On Wednesday, as House Transportation Committee staffers were explaining their bill, FEMA acting Administrator Cameron Hamilton bluntly told a House Appropriations subcommittee that the agency should not be abolished.
“I do not believe it is in the best interests of the American people to eliminate the Federal Emergency Management Agency,” Hamilton said in response to a question by the House Appropriations Committee’s top Democrat, Rosa DeLauro of Connecticut.
“Having said that, I’m not in a position to make a decision,” Hamilton added. “That is a conversation that should be had between the president of the United States and this governing body.”
Earlier in the hearing, Hamilton said the administration “is looking at policies and initiatives that encourage greater state participation” in disaster recovery.
Trump has been adamant about downsizing FEMA and giving states more responsibility for disaster recovery.
But the House bill would expand FEMA spending in at least one area, according to the 2,500-word summary and Transportation Committee staffers.
The bill would remove restrictions that limit FEMA to paying only for minor home repairs after a disaster and would create a “permanent repair program of owner-occupied homes,” the summary says.
“It would expand FEMA’s authority to continue to repair homes … past the point of habitability,” Lauren Gros, a Democratic committee staffer, told the conference.
“We learned FEMA was spending upwards of $300,000 on travel trailers” to temporarily house disaster victims, Gros said. “Why spend so much money on a temporary solution instead of a permanent solution?”
Under federal law, FEMA currently gives households only enough money — usually a few thousand dollars — to make their home habitable after a disaster.
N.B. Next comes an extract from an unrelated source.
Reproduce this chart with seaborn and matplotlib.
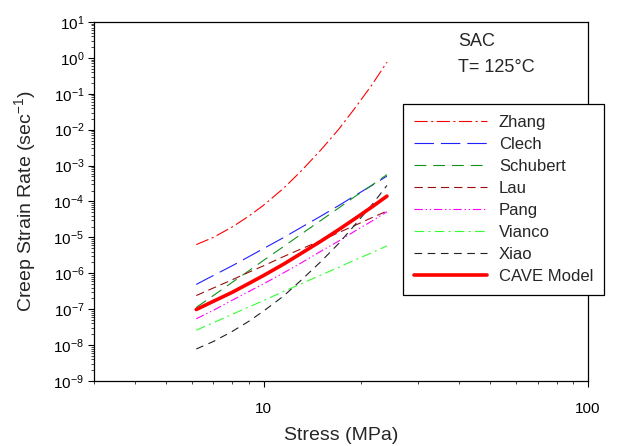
import numpy as np
import pandas as pd
import seaborn as sns
import matplotlib.pyplot as plt
from matplotlib.ticker import LogLocator, NullFormatter, FixedLocator

sns.set_style("ticks")
plt.rcParams['font.family'] = ['Liberation Sans', 'DejaVu Sans']
plt.rcParams['mathtext.default'] = 'regular'
plt.rcParams['lines.scale_dashes'] = False

stress = [6.2, 7, 8, 9, 10, 11.5, 13, 15, 17, 19, 21.5, 24]

# creep strain rate (1/s)
zhang = [6.3e-6, 1.0e-5, 1.95e-5, 3.9e-5, 7.9e-5, 2.3e-4, 6.8e-4, 2.7e-3, 1.0e-2, 3.7e-2, 1.7e-1, 7.6e-1]
clech = [4.9e-7, 8.7e-7, 1.62e-6, 2.9e-6, 4.9e-6, 9.8e-6, 1.86e-5, 3.9e-5, 7.6e-5, 1.41e-4, 2.75e-4, 5.1e-4]
schubert = [1.12e-7, 2.4e-7, 5.6e-7, 1.17e-6, 2.3e-6, 5.5e-6, 1.2e-5, 2.95e-5, 6.5e-5, 1.32e-4, 2.8e-4, 5.6e-4]
lau = [2.4e-7, 3.9e-7, 6.6e-7, 1.07e-6, 1.62e-6, 2.9e-6, 4.7e-6, 8.1e-6, 1.35e-5, 2.1e-5, 3.5e-5, 5.4e-5]
pang = [5.4e-8, 9.3e-8, 1.78e-7, 3.1e-7, 5.1e-7, 1.02e-6, 1.9e-6, 4.1e-6, 7.8e-6, 1.45e-5, 2.8e-5, 5.2e-5]
vianco = [2.6e-8, 4.2e-8, 7.2e-8, 1.15e-7, 1.74e-7, 3.1e-7, 5.0e-7, 8.9e-7, 1.45e-6, 2.3e-6, 3.7e-6, 5.8e-6]
xiao = [7.8e-9, 1.26e-8, 2.4e-8, 4.6e-8, 8.9e-8, 2.3e-7, 6.2e-7, 2.1e-6, 6.6e-6, 2.1e-5, 7.8e-5, 2.8e-4]
cave = [9.8e-8, 1.66e-7, 2.95e-7, 5.2e-7, 8.7e-7, 1.78e-6, 3.5e-6, 7.8e-6, 1.62e-5, 3.2e-5, 6.9e-5, 1.41e-4]

names = ['Zhang', 'Clech', 'Schubert', 'Lau', 'Pang', 'Vianco', 'Xiao', 'CAVE Model']
series = [zhang, clech, schubert, lau, pang, vianco, xiao, cave]
colors = ['#ff0000', '#2020ff', '#11921a', '#9a1010', '#ff00ff', '#33ff33', '#222222', '#ff0000']
styles = [(0, (9.5, 2.5, 1.5, 2.5)), (0, (14, 5)), (0, (8.5, 5)), (0, (6, 3.5)),
          (0, (6, 2, 1, 2, 1, 2)), (0, (7, 3, 1.5, 3)), (0, (5.5, 4)), '-']
widths = [0.8, 0.8, 0.8, 0.8, 0.8, 0.8, 0.8, 2.6]

fig = plt.figure(figsize=(6.23, 4.46), dpi=100)
ax = fig.add_axes([94 / 623, 1 - 381 / 446, (588 - 94) / 623, (381 - 22) / 446])

for name, vals, c, ls, lw in zip(names, series, colors, styles, widths):
    df = pd.DataFrame({'stress': stress, 'rate': vals})
    sns.lineplot(data=df, x='stress', y='rate', ax=ax, color=c, linestyle=ls,
                 linewidth=lw, label=name, errorbar=None)

ax.set_xscale('log')
ax.set_yscale('log')
ax.set_xlim(3, 100)
ax.set_ylim(1e-9, 10)

ax.xaxis.set_major_locator(FixedLocator([10, 100]))
ax.set_xticklabels(['10', '100'])
ax.xaxis.set_minor_locator(LogLocator(base=10, subs=np.arange(2, 10)))
ax.xaxis.set_minor_formatter(NullFormatter())
ax.yaxis.set_major_locator(LogLocator(base=10, numticks=20))
ax.yaxis.set_minor_locator(LogLocator(base=10, subs=np.arange(2, 10), numticks=20))
ax.yaxis.set_minor_formatter(NullFormatter())

ax.tick_params(axis='both', which='major', direction='out', length=4, width=0.8,
               labelsize=11, color='black', labelcolor='black')
ax.tick_params(axis='both', which='minor', direction='out', length=2.2, width=0.6)
ax.tick_params(axis='x', which='major', pad=11)
ax.tick_params(axis='y', which='major', pad=3)
for s in ax.spines.values():
    s.set_visible(True)
    s.set_linewidth(0.9)
    s.set_color('black')

ax.set_xlabel('Stress (MPa)', fontsize=14, labelpad=8)
ax.set_ylabel('Creep Strain Rate (sec$^{-1}$)', fontsize=14, labelpad=11)

fig.text(458 / 623, 1 - 42 / 446, 'SAC', fontsize=13, va='center')
fig.text(458 / 623, 1 - 68 / 446, 'T= 125°C', fontsize=13, va='center')

leg = ax.legend(loc='upper left', bbox_to_anchor=(403 / 623, 1 - 104 / 446),
                bbox_transform=fig.transFigure, fontsize=12, frameon=True,
                fancybox=False, edgecolor='black', framealpha=1,
                handlelength=4.4, handletextpad=0.7, labelspacing=0.42,
                borderpad=0.65, borderaxespad=0)
leg.get_frame().set_linewidth(0.9)

fig.savefig('out.png', dpi=100)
The policy has forced many households without homeowners insurance to live in temporary housing for long periods.
The bill also would urge FEMA to give “greater weight” to events that damage “economically distressed … or rural areas” in deciding whether to recommend that a president declare a disaster, the summary says. Presidents have the final and sole decision on whether to declare a damaged area a “major disaster,” entitling states to federal aid for cleanup and recovery.
FEMA typically pays 75 percent of disaster-recovery costs for states, which pay the remaining 25 percent.
But the House proposal would “incorporate cost-share sliding” that would let FEMA reimburse only 65 percent of costs “if a state were not doing appropriate mitigation measures,” Logan de La Barre-Hays, a Republican staffer on the House Transportation Committee, told the virtual conference.
FEMA could increase its reimbursement to 85 percent for states making significant improvements in their vulnerability to disasters.
It’s unclear how much effect the bill would have if it became law.
Presidents have almost complete discretion over disasters, including when to approve federal aid and how much to give.
Many of the 51 sections in the bill summary simply authorize FEMA or a president to take certain action.
Donoghoe of Brookings said “a lot of good ideas” are contained in the bill, which along with Trump’s executive orders “have put a spotlight on disaster-management reform in a way there hasn’t been in a while.”
Other people who watched the virtual presentation said the federal government needs to revise not just FEMA but its entire response to major disasters, which encompasses numerous departments.
But, Donoghoe added, “I have reservations about what can be accomplished in the current legislative environment.”